Iran protests: Why they are an outrage at neoliberalism
The streets of Iranian cities were occupied for almost a week this January. The unrest - the widest scale of its kind since the disputed presidential election in 2009 - initially began over price rises and corruption but protests have since moved to wider anti-government sentiment.
This might not be surprising for the people who follow Iranian politics. The Iranian regime is well known for being repressive and brutal in its suppression of dissidents and this is not the first time Iranian people have taken to streets to defy theocracy. The protests began in Mashhad over Iran's weak economy and a jump in food prices and have expanded to several cities, with some protesters chanting against the government and the supreme leader, Ayatollah Ali Khamenei. They are different from the large-scale protests of the 2009 Green Movement. These protests are by and large taking place in cities, towns, and villages that have been on the margins of Iranian politics.
The fundamental difference between the recent protests and the Green Movement relates to one classic concept: class. The main driving factor of the nationwide protests in Iran is the economy. International sanctions and economic mismanagement have resulted in a dire situation in which the cost of living is extremely high, unemployment remains rampant, and economic inequality is not only widening, but also being flaunted by the rich. When the government announced recent price increases and released an austere budget bill, it ignited at-times violent protests that spread rapidly to dozens of cities nationwide.
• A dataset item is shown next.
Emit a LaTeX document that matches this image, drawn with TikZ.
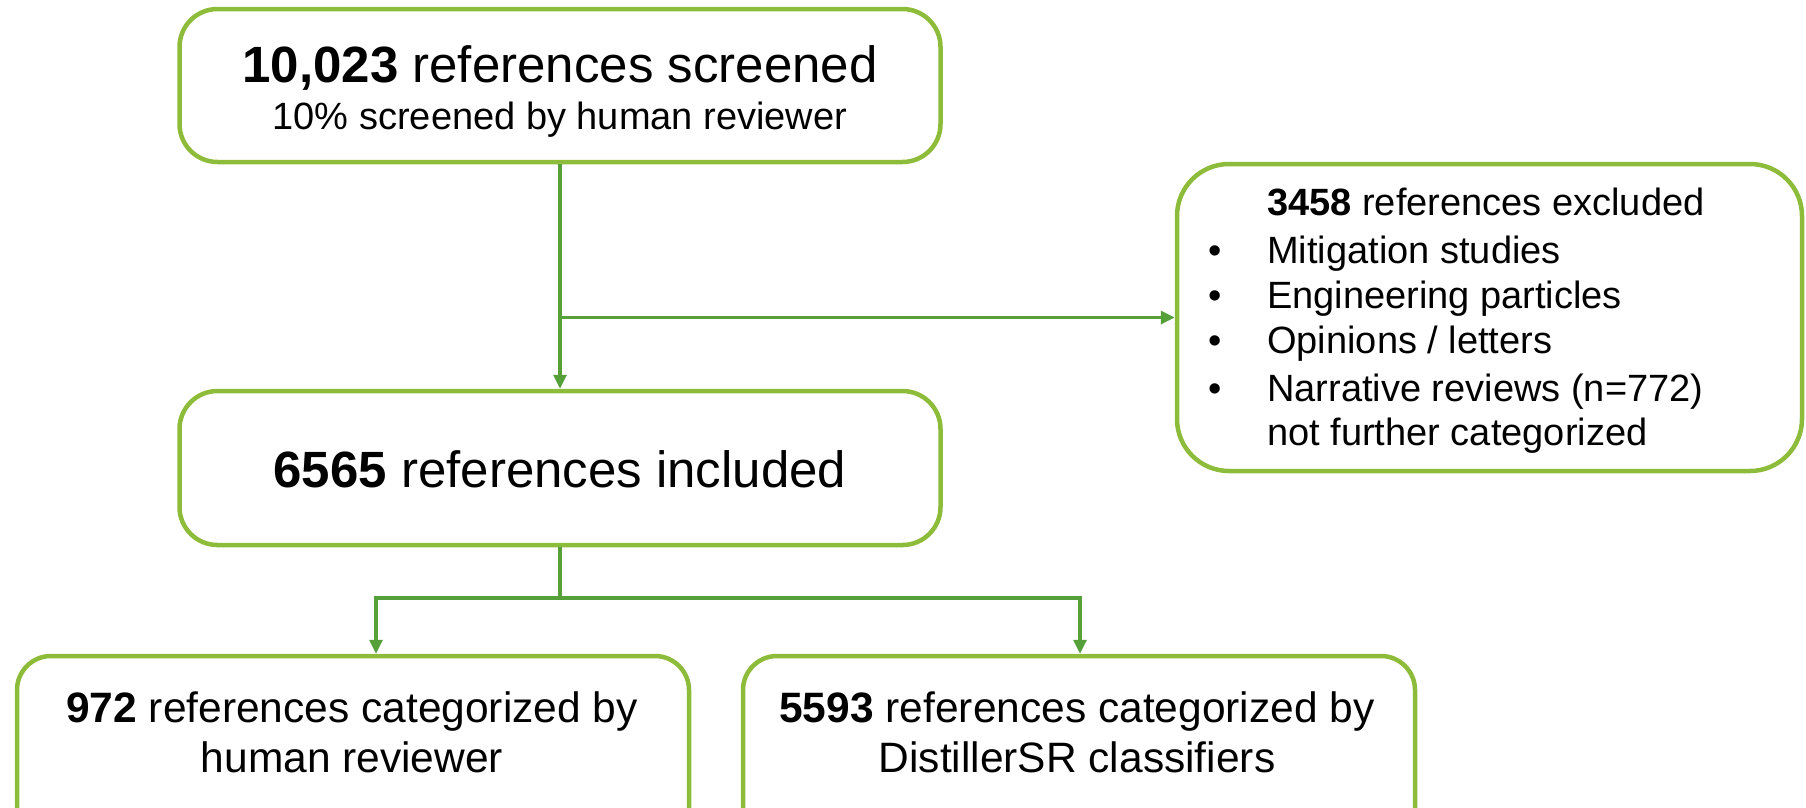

Rouhani’s neoliberal economic policies have had a negative effect on the working class. The current protests are the result of years of enormous economic pressure on the poor. In the West, it is commonly accepted that the international sanctions are the cause of the impoverishment of Iranians. But relying on external factors solely cannot sufficiently explain why the Iranians have experienced so much economic deterioration. What has been absent in outside analyses of the economic and political situation in Iran, especially by the leftists in the West, is a comprehensive appraisal of the current administration’s economic agenda.
Rouhani’s administration was successful in reaching an agreement with P5+1 but the promised economic growth was never realized. Although Iran has a generally low rate of poverty, 4.7 percent in 2016-17, unemployment, particularly for youth and women, is above 30 percent. Corruption and manipulation of the market (especially the foreign currency market) have helped the rich to find profitable businesses in importing Porsches and Maseratis. The poor have become poorer and any call for redistribution of wealth is harshly suppressed. Rouhani has been merciless in suppressing the unions and imprisoning labor activists.
Protesters in Iran have expressed outrage at economic conditions, a testament to a failed domestic agenda of neoliberalism and privatization. At least three demonstrators believed to have been killed in custody amid violent crackdown and 21 people died after violent clashes between protesters and security guards during more than a week of demonstrations. More than 1,000 people, including at least 90 students, were arrested. No matter how far the unrest develops and no matter what the consequences are, a new era has begun in Iran.
The writer prefers to remain anonymous due to security pressures.